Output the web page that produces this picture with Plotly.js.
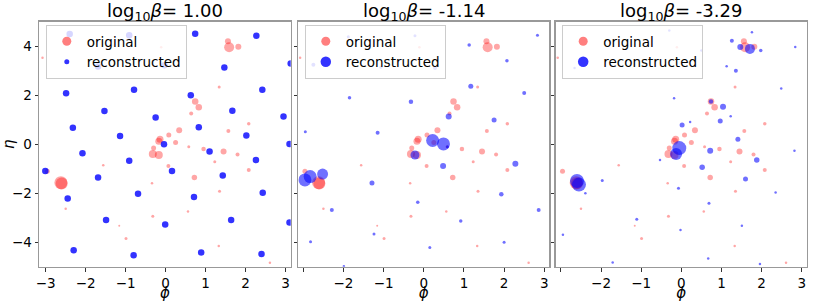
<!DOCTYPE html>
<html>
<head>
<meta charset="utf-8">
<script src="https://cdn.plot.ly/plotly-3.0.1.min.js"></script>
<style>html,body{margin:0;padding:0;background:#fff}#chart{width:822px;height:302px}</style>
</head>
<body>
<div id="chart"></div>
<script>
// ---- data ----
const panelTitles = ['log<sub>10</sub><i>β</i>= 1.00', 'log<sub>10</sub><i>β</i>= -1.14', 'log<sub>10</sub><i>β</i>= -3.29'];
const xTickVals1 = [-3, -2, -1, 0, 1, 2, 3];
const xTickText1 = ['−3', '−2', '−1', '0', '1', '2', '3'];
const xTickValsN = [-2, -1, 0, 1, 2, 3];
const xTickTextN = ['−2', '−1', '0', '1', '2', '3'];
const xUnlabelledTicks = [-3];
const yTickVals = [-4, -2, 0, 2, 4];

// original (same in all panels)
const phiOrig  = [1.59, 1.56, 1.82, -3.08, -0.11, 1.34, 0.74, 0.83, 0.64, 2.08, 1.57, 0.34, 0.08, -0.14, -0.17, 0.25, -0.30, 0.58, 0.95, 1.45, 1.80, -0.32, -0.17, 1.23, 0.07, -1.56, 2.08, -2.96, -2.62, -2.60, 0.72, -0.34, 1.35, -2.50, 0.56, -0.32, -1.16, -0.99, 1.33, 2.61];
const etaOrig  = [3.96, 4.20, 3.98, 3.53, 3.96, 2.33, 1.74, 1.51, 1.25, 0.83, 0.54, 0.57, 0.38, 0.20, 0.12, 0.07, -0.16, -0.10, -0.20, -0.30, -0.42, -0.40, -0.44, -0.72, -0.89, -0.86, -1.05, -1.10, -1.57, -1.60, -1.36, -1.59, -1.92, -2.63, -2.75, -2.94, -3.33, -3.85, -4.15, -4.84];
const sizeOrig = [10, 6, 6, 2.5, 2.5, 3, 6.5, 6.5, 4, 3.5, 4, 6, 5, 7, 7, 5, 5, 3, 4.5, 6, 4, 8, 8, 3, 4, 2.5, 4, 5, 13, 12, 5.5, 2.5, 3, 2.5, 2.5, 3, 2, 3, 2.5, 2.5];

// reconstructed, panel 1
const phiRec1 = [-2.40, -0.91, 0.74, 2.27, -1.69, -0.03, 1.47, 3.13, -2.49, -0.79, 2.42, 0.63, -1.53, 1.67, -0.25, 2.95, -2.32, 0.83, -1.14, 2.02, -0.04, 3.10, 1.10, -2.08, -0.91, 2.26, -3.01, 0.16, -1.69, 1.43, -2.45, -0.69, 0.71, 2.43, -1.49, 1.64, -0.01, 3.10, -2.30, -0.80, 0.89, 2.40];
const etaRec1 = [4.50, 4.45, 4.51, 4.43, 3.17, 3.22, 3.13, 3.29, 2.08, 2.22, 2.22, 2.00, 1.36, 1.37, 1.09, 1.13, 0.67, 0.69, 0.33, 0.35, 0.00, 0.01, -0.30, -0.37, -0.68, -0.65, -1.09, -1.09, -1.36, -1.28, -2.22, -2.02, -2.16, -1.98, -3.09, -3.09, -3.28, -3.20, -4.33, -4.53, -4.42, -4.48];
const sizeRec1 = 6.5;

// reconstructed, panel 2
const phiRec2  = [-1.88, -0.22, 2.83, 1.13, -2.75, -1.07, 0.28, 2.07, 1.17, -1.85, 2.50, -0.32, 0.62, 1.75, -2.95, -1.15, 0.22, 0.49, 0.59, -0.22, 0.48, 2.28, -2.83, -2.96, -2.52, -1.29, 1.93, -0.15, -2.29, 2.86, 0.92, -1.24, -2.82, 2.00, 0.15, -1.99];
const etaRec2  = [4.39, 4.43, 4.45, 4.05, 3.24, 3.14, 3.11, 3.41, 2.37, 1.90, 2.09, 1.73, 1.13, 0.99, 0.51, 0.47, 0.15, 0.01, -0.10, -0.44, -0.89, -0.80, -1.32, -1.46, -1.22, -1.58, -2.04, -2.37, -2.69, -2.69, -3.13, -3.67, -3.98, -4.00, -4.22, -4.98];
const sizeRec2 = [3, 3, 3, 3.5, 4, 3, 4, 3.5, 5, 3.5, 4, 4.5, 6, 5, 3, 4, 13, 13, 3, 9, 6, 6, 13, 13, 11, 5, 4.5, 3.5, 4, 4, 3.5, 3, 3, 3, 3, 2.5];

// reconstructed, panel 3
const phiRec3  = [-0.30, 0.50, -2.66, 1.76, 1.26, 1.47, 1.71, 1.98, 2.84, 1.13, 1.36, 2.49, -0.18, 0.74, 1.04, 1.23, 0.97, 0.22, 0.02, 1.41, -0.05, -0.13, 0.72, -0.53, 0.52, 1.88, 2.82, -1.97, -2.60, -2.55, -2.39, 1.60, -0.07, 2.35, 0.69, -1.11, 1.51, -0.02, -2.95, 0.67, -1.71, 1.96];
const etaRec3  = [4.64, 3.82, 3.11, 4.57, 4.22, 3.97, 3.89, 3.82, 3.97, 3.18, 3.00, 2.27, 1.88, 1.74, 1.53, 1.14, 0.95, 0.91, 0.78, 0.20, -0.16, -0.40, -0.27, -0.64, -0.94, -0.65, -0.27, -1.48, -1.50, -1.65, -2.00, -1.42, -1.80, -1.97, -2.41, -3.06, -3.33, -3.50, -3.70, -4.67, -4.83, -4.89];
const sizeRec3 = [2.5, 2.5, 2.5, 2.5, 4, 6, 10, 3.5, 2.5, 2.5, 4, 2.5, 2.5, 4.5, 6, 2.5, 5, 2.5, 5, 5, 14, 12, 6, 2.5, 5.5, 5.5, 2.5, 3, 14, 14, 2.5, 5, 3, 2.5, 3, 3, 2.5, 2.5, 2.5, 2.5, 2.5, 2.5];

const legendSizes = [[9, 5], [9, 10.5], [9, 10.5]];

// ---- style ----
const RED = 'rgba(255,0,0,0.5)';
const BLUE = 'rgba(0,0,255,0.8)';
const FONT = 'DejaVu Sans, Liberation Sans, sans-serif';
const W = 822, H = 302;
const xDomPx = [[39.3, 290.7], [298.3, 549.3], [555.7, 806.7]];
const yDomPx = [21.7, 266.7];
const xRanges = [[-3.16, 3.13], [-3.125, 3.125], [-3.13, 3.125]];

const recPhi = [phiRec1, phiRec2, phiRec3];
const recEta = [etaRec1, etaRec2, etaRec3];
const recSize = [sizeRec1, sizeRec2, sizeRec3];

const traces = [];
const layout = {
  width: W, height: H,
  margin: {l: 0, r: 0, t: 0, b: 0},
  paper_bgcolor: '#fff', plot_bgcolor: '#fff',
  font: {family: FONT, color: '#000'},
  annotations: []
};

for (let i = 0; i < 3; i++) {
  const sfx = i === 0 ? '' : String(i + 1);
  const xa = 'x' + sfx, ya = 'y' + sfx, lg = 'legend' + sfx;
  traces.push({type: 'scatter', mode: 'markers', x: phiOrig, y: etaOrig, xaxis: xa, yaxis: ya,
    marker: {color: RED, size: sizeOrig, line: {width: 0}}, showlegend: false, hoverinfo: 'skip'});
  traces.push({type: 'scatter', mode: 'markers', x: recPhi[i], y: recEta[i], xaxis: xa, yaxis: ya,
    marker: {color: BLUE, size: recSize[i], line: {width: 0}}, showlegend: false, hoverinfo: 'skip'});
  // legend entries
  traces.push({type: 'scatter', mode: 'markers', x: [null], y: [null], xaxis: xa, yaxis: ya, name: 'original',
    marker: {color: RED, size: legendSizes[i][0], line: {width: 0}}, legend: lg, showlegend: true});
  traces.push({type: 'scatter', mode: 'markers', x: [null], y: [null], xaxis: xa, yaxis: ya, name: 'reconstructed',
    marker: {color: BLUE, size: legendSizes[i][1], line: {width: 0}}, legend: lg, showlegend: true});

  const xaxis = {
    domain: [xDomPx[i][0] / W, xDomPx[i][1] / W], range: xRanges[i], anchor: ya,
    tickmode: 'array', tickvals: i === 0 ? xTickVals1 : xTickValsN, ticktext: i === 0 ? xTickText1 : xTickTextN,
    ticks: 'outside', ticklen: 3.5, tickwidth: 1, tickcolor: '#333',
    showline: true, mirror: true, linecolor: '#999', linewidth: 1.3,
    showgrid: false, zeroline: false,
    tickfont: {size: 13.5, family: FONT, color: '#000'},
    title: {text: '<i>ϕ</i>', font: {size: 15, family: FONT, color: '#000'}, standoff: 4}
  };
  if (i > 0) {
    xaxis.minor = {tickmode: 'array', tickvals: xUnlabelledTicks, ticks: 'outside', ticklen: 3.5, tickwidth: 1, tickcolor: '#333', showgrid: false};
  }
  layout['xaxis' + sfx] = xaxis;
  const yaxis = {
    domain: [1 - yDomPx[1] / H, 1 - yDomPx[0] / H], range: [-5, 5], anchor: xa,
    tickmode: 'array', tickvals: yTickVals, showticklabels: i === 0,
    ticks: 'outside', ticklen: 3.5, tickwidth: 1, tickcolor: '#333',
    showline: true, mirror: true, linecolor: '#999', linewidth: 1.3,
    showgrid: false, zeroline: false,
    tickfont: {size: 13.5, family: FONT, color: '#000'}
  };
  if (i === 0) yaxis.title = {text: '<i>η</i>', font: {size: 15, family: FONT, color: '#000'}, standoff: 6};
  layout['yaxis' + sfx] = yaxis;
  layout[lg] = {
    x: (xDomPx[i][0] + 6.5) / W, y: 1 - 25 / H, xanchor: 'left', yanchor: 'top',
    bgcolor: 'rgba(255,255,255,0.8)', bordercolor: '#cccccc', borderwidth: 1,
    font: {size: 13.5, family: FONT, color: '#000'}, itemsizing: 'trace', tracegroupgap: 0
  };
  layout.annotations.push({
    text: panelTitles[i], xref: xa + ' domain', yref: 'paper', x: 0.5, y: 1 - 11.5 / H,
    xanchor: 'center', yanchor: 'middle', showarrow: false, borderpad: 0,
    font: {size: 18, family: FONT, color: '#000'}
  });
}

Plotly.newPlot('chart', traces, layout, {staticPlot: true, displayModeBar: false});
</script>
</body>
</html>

# # #

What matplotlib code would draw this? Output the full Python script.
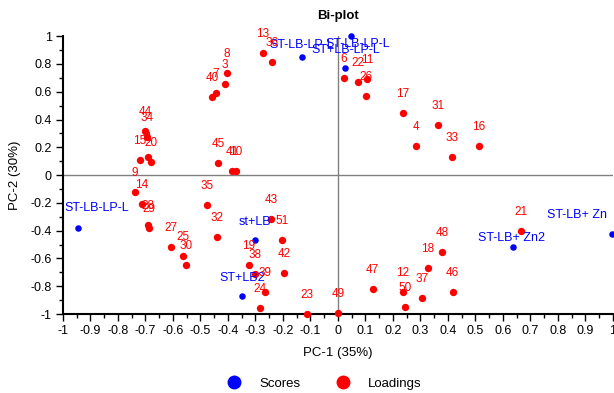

# # #

Can you give again only the lines between the one containing "Output the web" and the one containing "3, 2.5, 2.5];", counting both, exactly as they appear and without any pictures?

=== Task answer ===
Output the web page that produces this picture with Plotly.js.
<!DOCTYPE html>
<html>
<head>
<meta charset="utf-8">
<script src="https://cdn.plot.ly/plotly-3.0.1.min.js"></script>
<style>html,body{margin:0;padding:0;background:#fff}#chart{width:822px;height:302px}</style>
</head>
<body>
<div id="chart"></div>
<script>
// ---- data ----
const panelTitles = ['log<sub>10</sub><i>β</i>= 1.00', 'log<sub>10</sub><i>β</i>= -1.14', 'log<sub>10</sub><i>β</i>= -3.29'];
const xTickVals1 = [-3, -2, -1, 0, 1, 2, 3];
const xTickText1 = ['−3', '−2', '−1', '0', '1', '2', '3'];
const xTickValsN = [-2, -1, 0, 1, 2, 3];
const xTickTextN = ['−2', '−1', '0', '1', '2', '3'];
const xUnlabelledTicks = [-3];
const yTickVals = [-4, -2, 0, 2, 4];

// original (same in all panels)
const phiOrig  = [1.59, 1.56, 1.82, -3.08, -0.11, 1.34, 0.74, 0.83, 0.64, 2.08, 1.57, 0.34, 0.08, -0.14, -0.17, 0.25, -0.30, 0.58, 0.95, 1.45, 1.80, -0.32, -0.17, 1.23, 0.07, -1.56, 2.08, -2.96, -2.62, -2.60, 0.72, -0.34, 1.35, -2.50, 0.56, -0.32, -1.16, -0.99, 1.33, 2.61];
const etaOrig  = [3.96, 4.20, 3.98, 3.53, 3.96, 2.33, 1.74, 1.51, 1.25, 0.83, 0.54, 0.57, 0.38, 0.20, 0.12, 0.07, -0.16, -0.10, -0.20, -0.30, -0.42, -0.40, -0.44, -0.72, -0.89, -0.86, -1.05, -1.10, -1.57, -1.60, -1.36, -1.59, -1.92, -2.63, -2.75, -2.94, -3.33, -3.85, -4.15, -4.84];
const sizeOrig = [10, 6, 6, 2.5, 2.5, 3, 6.5, 6.5, 4, 3.5, 4, 6, 5, 7, 7, 5, 5, 3, 4.5, 6, 4, 8, 8, 3, 4, 2.5, 4, 5, 13, 12, 5.5, 2.5, 3, 2.5, 2.5, 3, 2, 3, 2.5, 2.5];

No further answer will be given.